What you will do - Transcribe the listing that follows in full, omitting pictures.

Material -
___
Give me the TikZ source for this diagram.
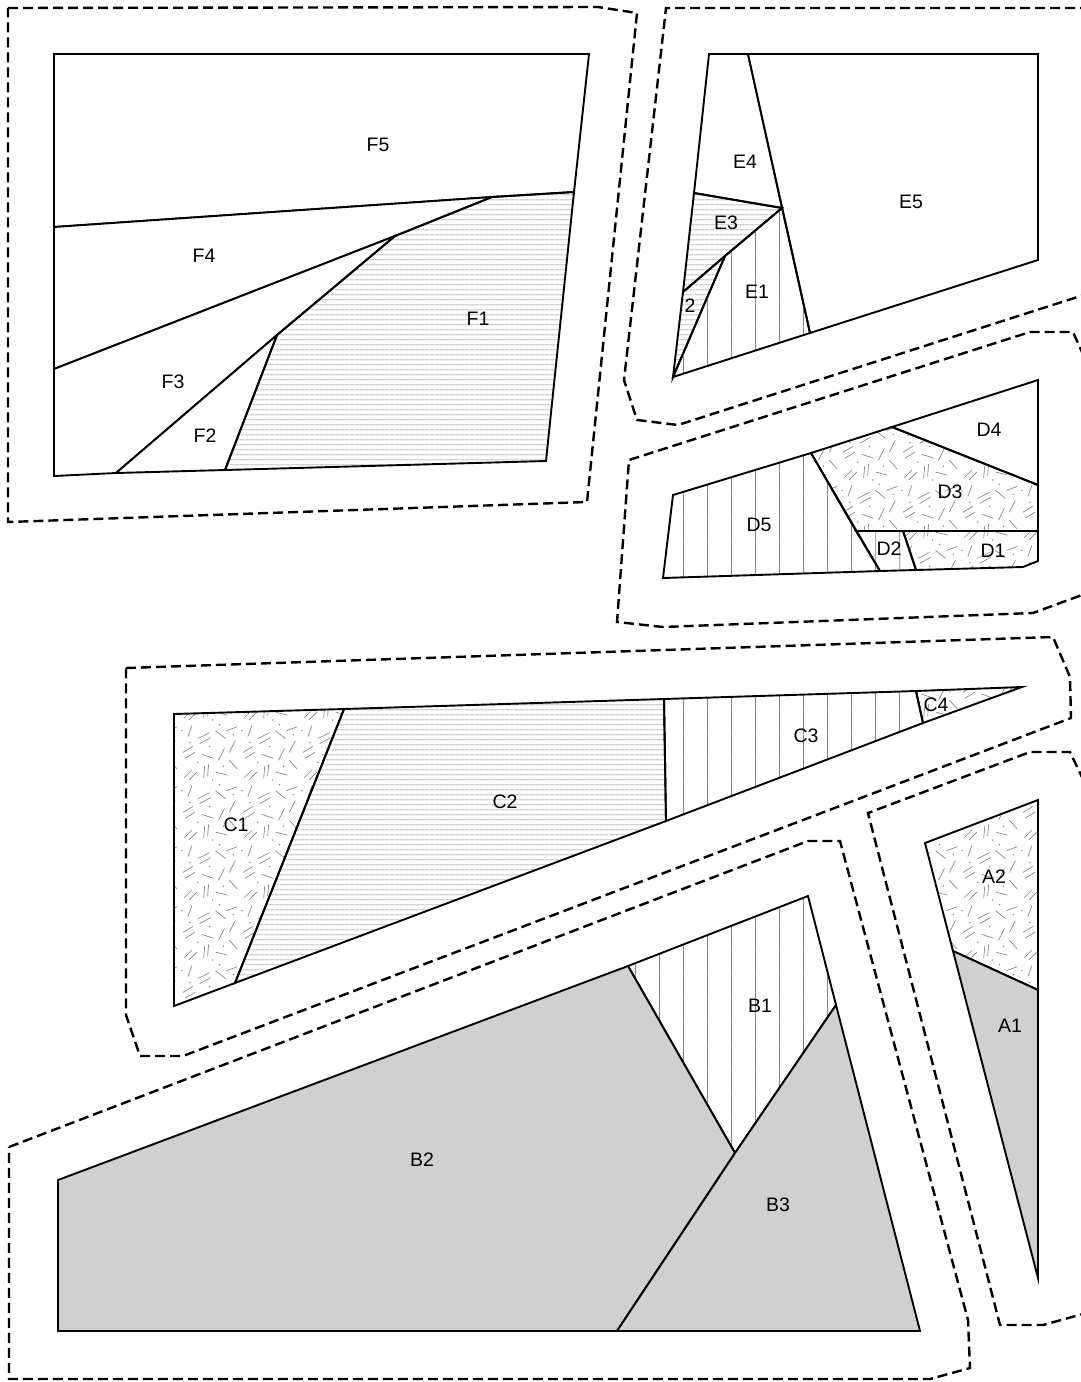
\documentclass[tikz,border=0pt]{standalone}
\usepackage{fontspec}
\setmainfont{Liberation Sans}
\usetikzlibrary{patterns}
\definecolor{piecegray}{RGB}{208,208,208}
\definecolor{hatchgray}{RGB}{130,130,130}

% fill patterns for the pieces
\newcommand{\spk}[4]{\pgfpathmoveto{\pgfqpoint{#1pt}{#2pt}}\pgfpathlineto{\pgfqpoint{#3pt}{#4pt}}}
\newcommand{\spdot}[2]{\pgfpathcircle{\pgfqpoint{#1pt}{#2pt}}{0.8pt}}
\pgfdeclarepatternformonly{hstripes}{\pgfqpoint{0pt}{0pt}}{\pgfqpoint{5pt}{5pt}}{\pgfqpoint{5pt}{5pt}}{
    \pgfsetlinewidth{0.6pt}
    \spk{-0.5}{2.5}{5.5}{2.5}
    \pgfusepath{stroke}
}
\pgfdeclarepatternformonly{vstripes}{\pgfqpoint{0pt}{0pt}}{\pgfqpoint{24pt}{24pt}}{\pgfqpoint{24pt}{24pt}}{
    \pgfsetlinewidth{0.8pt}
    \spk{12}{-0.5}{12}{24.5}
    \pgfusepath{stroke}
}
\pgfdeclarepatternformonly{speckles}{\pgfqpoint{0pt}{0pt}}{\pgfqpoint{60pt}{60pt}}{\pgfqpoint{60pt}{60pt}}{
    \pgfsetlinewidth{0.65pt}
    \spk{4}{4}{12}{12}   \spk{9}{2}{17}{10}   \spk{24}{4}{25}{16}
    \spk{28}{6}{29}{18}  \spk{36}{10}{48}{7}  \spk{50}{22}{58}{13}
    \spk{5}{24}{15}{30}  \spk{3}{30}{13}{36}  \spk{22}{28}{34}{24}
    \spk{39}{22}{45}{34} \spk{50}{30}{56}{42} \spk{8}{46}{12}{57}
    \spk{18}{44}{30}{50} \spk{20}{39}{31}{45} \spk{36}{52}{46}{44}
    \spk{47}{52}{58}{56}
    \pgfusepath{stroke}
    \spdot{18}{20} \spdot{44}{16} \spdot{30}{36} \spdot{54}{48}
    \spdot{10}{40} \spdot{40}{58} \spdot{2}{52}  \spdot{33}{2}
    \pgfusepath{fill}
}

\begin{document}
\begin{tikzpicture}[
    x=1pt, y=-1pt,
    piece/.style={draw=black, line width=1.9pt, line join=miter},
    piecewhite/.style={piece, fill=white},
    piecegrey/.style={piece, fill=piecegray},
    piecehoriz/.style={piece, pattern=hstripes, pattern color=hatchgray},
    pieceverti/.style={piece, pattern=vstripes, pattern color=hatchgray},
    piecespeck/.style={piece, pattern=speckles, pattern color=hatchgray},
    seam/.style={draw=black, line width=2.4pt, dash pattern=on 10pt off 5pt},
    lbl/.style={font=\fontsize{19.5}{21}\selectfont, inner sep=0pt}
]
\fill[white] (0,0) rectangle (1081,1382);
\useasboundingbox (0,0) rectangle (1081,1382);

% Block F
\draw[seam] (8,8) -- (598,7) -- (637,13) -- (587,502) -- (8,522) -- cycle;
\path[piecewhite] (54,54) -- (589,54) -- (574,192) -- (492,197) -- (54,227) -- cycle;
\path[piecewhite] (54,227) -- (492,197) -- (395,236) -- (54,369) -- cycle;
\path[piecewhite] (54,369) -- (395,236) -- (277,335) -- (116,473) -- (54,476) -- cycle;
\path[piecewhite] (116,473) -- (277,335) -- (225,470) -- cycle;
\path[piecehoriz] (492,197) -- (574,192) -- (546,461) -- (225,470) -- (277,335) -- (395,236) -- cycle;
\node[lbl] (F5) at (378,145) {F5};
\node[lbl] (F4) at (204,256) {F4};
\node[lbl] (F3) at (173,382) {F3};
\node[lbl] (F2) at (205,436) {F2};
\node[lbl] (F1) at (478,319) {F1};

% Block E
\draw[seam] (1090,8) -- (666,8) -- (624,380) -- (637,420) -- (678,425) -- (1090,293);
\path[piecewhite] (709,54) -- (748,54) -- (782,208) -- (694,193) -- cycle;
\path[piecewhite] (748,54) -- (1038,54) -- (1038,260) -- (810,333) -- cycle;
\path[piecehoriz] (694,193) -- (782,208) -- (725,256) -- (683,292) -- cycle;
\path[piecehoriz] (683,292) -- (725,256) -- (673,377) -- cycle;
\path[pieceverti] (725,256) -- (782,208) -- (810,333) -- (673,377) -- cycle;
\node[lbl] (E4) at (745,162) {E4};
\node[lbl] (E5) at (911,202) {E5};
\node[lbl] (E3) at (726,223) {E3};
\node[lbl] (E2) at (690,306) {2};
\node[lbl] (E1) at (757,292) {E1};

% Block D
\draw[seam] (1090,370) -- (1073,332) -- (1030,332) -- (629,460) -- (617,622) -- (663,627) -- (1033,613) -- (1090,592);
\path[pieceverti] (673,495) -- (811,453) -- (880,571) -- (663,578) -- cycle;
\path[piecewhite] (892,427) -- (1038,380) -- (1038,485) -- cycle;
\path[piecespeck] (811,453) -- (892,427) -- (1038,485) -- (1038,531) -- (856,531) -- cycle;
\path[pieceverti] (856,531) -- (903,531) -- (916,570) -- (880,571) -- cycle;
\path[piecespeck] (903,531) -- (1038,531) -- (1038,561) -- (1023,567) -- (916,570) -- cycle;
\node[lbl] (D4) at (989,430) {D4};
\node[lbl] (D3) at (950,492) {D3};
\node[lbl] (D5) at (759,525) {D5};
\node[lbl] (D2) at (889,549) {D2};
\node[lbl] (D1) at (993,551) {D1};

% Block C
\draw[seam] (126,668) -- (1053,637) -- (1070,677) -- (1071,718) -- (183,1056) -- (140,1056) -- (126,1015) -- cycle;
\path[piecespeck] (174,714) -- (344,709) -- (235,983) -- (174,1006) -- cycle;
\path[piecehoriz] (344,709) -- (664,699) -- (666,821) -- (235,983) -- cycle;
\path[pieceverti] (664,699) -- (916,691) -- (923,723) -- (666,821) -- cycle;
\path[piecespeck] (916,691) -- (1022,687) -- (923,723) -- cycle;
\node[lbl] (C1) at (236,825) {C1};
\node[lbl] (C2) at (505,802) {C2};
\node[lbl] (C3) at (806,736) {C3};
\node[lbl] (C4) at (936,705) {C4};

% Block B
\draw[seam] (9,1147) -- (808,841) -- (840,841) -- (968,1320) -- (970,1368) -- (930,1379) -- (9,1379) -- cycle;
\path[pieceverti] (628,966) -- (808,896) -- (836,1005) -- (735,1153) -- cycle;
\path[piecegrey] (58,1180) -- (628,966) -- (735,1153) -- (617,1331) -- (58,1331) -- cycle;
\path[piecegrey] (836,1005) -- (920,1331) -- (617,1331) -- (735,1153) -- cycle;
\node[lbl] (B1) at (760,1006) {B1};
\node[lbl] (B2) at (422,1160) {B2};
\node[lbl] (B3) at (778,1205) {B3};

% Block A
\draw[seam] (1090,794) -- (1070,752) -- (1030,752) -- (868,813) -- (1000,1325) -- (1043,1325) -- (1090,1312);
\path[piecespeck] (925,843) -- (1038,800) -- (1038,990) -- (953,951) -- cycle;
\path[piecegrey] (953,951) -- (1038,990) -- (1038,1278) -- cycle;
\node[lbl] (A2) at (994,877) {A2};
\node[lbl] (A1) at (1010,1026) {A1};

\end{tikzpicture}
\end{document}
___
Result for this task -
Give me the TikZ source for this diagram.
\documentclass[tikz,border=0pt]{standalone}
\usepackage{fontspec}
\setmainfont{Liberation Sans}
\usetikzlibrary{patterns}
\definecolor{piecegray}{RGB}{208,208,208}
\definecolor{hatchgray}{RGB}{130,130,130}

% fill patterns for the pieces
\newcommand{\spk}[4]{\pgfpathmoveto{\pgfqpoint{#1pt}{#2pt}}\pgfpathlineto{\pgfqpoint{#3pt}{#4pt}}}
\newcommand{\spdot}[2]{\pgfpathcircle{\pgfqpoint{#1pt}{#2pt}}{0.8pt}}
\pgfdeclarepatternformonly{hstripes}{\pgfqpoint{0pt}{0pt}}{\pgfqpoint{5pt}{5pt}}{\pgfqpoint{5pt}{5pt}}{
    \pgfsetlinewidth{0.6pt}
    \spk{-0.5}{2.5}{5.5}{2.5}
    \pgfusepath{stroke}
}
\pgfdeclarepatternformonly{vstripes}{\pgfqpoint{0pt}{0pt}}{\pgfqpoint{24pt}{24pt}}{\pgfqpoint{24pt}{24pt}}{
    \pgfsetlinewidth{0.8pt}
    \spk{12}{-0.5}{12}{24.5}
    \pgfusepath{stroke}
}
\pgfdeclarepatternformonly{speckles}{\pgfqpoint{0pt}{0pt}}{\pgfqpoint{60pt}{60pt}}{\pgfqpoint{60pt}{60pt}}{
    \pgfsetlinewidth{0.65pt}
    \spk{4}{4}{12}{12}   \spk{9}{2}{17}{10}   \spk{24}{4}{25}{16}
    \spk{28}{6}{29}{18}  \spk{36}{10}{48}{7}  \spk{50}{22}{58}{13}
    \spk{5}{24}{15}{30}  \spk{3}{30}{13}{36}  \spk{22}{28}{34}{24}
    \spk{39}{22}{45}{34} \spk{50}{30}{56}{42} \spk{8}{46}{12}{57}
    \spk{18}{44}{30}{50} \spk{20}{39}{31}{45} \spk{36}{52}{46}{44}
    \spk{47}{52}{58}{56}
    \pgfusepath{stroke}
    \spdot{18}{20} \spdot{44}{16} \spdot{30}{36} \spdot{54}{48}
    \spdot{10}{40} \spdot{40}{58} \spdot{2}{52}  \spdot{33}{2}
    \pgfusepath{fill}
}

\begin{document}
\begin{tikzpicture}[
    x=1pt, y=-1pt,
    piece/.style={draw=black, line width=1.9pt, line join=miter},
    piecewhite/.style={piece, fill=white},
    piecegrey/.style={piece, fill=piecegray},
    piecehoriz/.style={piece, pattern=hstripes, pattern color=hatchgray},
    pieceverti/.style={piece, pattern=vstripes, pattern color=hatchgray},
    piecespeck/.style={piece, pattern=speckles, pattern color=hatchgray},
    seam/.style={draw=black, line width=2.4pt, dash pattern=on 10pt off 5pt},
    lbl/.style={font=\fontsize{19.5}{21}\selectfont, inner sep=0pt}
]
\fill[white] (0,0) rectangle (1081,1382);
\useasboundingbox (0,0) rectangle (1081,1382);

% Block F
\draw[seam] (8,8) -- (598,7) -- (637,13) -- (587,502) -- (8,522) -- cycle;
\path[piecewhite] (54,54) -- (589,54) -- (574,192) -- (492,197) -- (54,227) -- cycle;
\path[piecewhite] (54,227) -- (492,197) -- (395,236) -- (54,369) -- cycle;
\path[piecewhite] (54,369) -- (395,236) -- (277,335) -- (116,473) -- (54,476) -- cycle;
\path[piecewhite] (116,473) -- (277,335) -- (225,470) -- cycle;
\path[piecehoriz] (492,197) -- (574,192) -- (546,461) -- (225,470) -- (277,335) -- (395,236) -- cycle;
\node[lbl] (F5) at (378,145) {F5};
\node[lbl] (F4) at (204,256) {F4};
\node[lbl] (F3) at (173,382) {F3};
\node[lbl] (F2) at (205,436) {F2};
\node[lbl] (F1) at (478,319) {F1};

% Block E
\draw[seam] (1090,8) -- (666,8) -- (624,380) -- (637,420) -- (678,425) -- (1090,293);
\path[piecewhite] (709,54) -- (748,54) -- (782,208) -- (694,193) -- cycle;
\path[piecewhite] (748,54) -- (1038,54) -- (1038,260) -- (810,333) -- cycle;
\path[piecehoriz] (694,193) -- (782,208) -- (725,256) -- (683,292) -- cycle;
\path[piecehoriz] (683,292) -- (725,256) -- (673,377) -- cycle;
\path[pieceverti] (725,256) -- (782,208) -- (810,333) -- (673,377) -- cycle;
\node[lbl] (E4) at (745,162) {E4};
\node[lbl] (E5) at (911,202) {E5};
\node[lbl] (E3) at (726,223) {E3};
\node[lbl] (E2) at (690,306) {2};
\node[lbl] (E1) at (757,292) {E1};

% Block D
\draw[seam] (1090,370) -- (1073,332) -- (1030,332) -- (629,460) -- (617,622) -- (663,627) -- (1033,613) -- (1090,592);
\path[pieceverti] (673,495) -- (811,453) -- (880,571) -- (663,578) -- cycle;
\path[piecewhite] (892,427) -- (1038,380) -- (1038,485) -- cycle;
\path[piecespeck] (811,453) -- (892,427) -- (1038,485) -- (1038,531) -- (856,531) -- cycle;
\path[pieceverti] (856,531) -- (903,531) -- (916,570) -- (880,571) -- cycle;
\path[piecespeck] (903,531) -- (1038,531) -- (1038,561) -- (1023,567) -- (916,570) -- cycle;
\node[lbl] (D4) at (989,430) {D4};
\node[lbl] (D3) at (950,492) {D3};
\node[lbl] (D5) at (759,525) {D5};
\node[lbl] (D2) at (889,549) {D2};
\node[lbl] (D1) at (993,551) {D1};

% Block C
\draw[seam] (126,668) -- (1053,637) -- (1070,677) -- (1071,718) -- (183,1056) -- (140,1056) -- (126,1015) -- cycle;
\path[piecespeck] (174,714) -- (344,709) -- (235,983) -- (174,1006) -- cycle;
\path[piecehoriz] (344,709) -- (664,699) -- (666,821) -- (235,983) -- cycle;
\path[pieceverti] (664,699) -- (916,691) -- (923,723) -- (666,821) -- cycle;
\path[piecespeck] (916,691) -- (1022,687) -- (923,723) -- cycle;
\node[lbl] (C1) at (236,825) {C1};
\node[lbl] (C2) at (505,802) {C2};
\node[lbl] (C3) at (806,736) {C3};
\node[lbl] (C4) at (936,705) {C4};

% Block B
\draw[seam] (9,1147) -- (808,841) -- (840,841) -- (968,1320) -- (970,1368) -- (930,1379) -- (9,1379) -- cycle;
\path[pieceverti] (628,966) -- (808,896) -- (836,1005) -- (735,1153) -- cycle;
\path[piecegrey] (58,1180) -- (628,966) -- (735,1153) -- (617,1331) -- (58,1331) -- cycle;
\path[piecegrey] (836,1005) -- (920,1331) -- (617,1331) -- (735,1153) -- cycle;
\node[lbl] (B1) at (760,1006) {B1};
\node[lbl] (B2) at (422,1160) {B2};
\node[lbl] (B3) at (778,1205) {B3};

% Block A
\draw[seam] (1090,794) -- (1070,752) -- (1030,752) -- (868,813) -- (1000,1325) -- (1043,1325) -- (1090,1312);
\path[piecespeck] (925,843) -- (1038,800) -- (1038,990) -- (953,951) -- cycle;
\path[piecegrey] (953,951) -- (1038,990) -- (1038,1278) -- cycle;
\node[lbl] (A2) at (994,877) {A2};
\node[lbl] (A1) at (1010,1026) {A1};

\end{tikzpicture}
\end{document}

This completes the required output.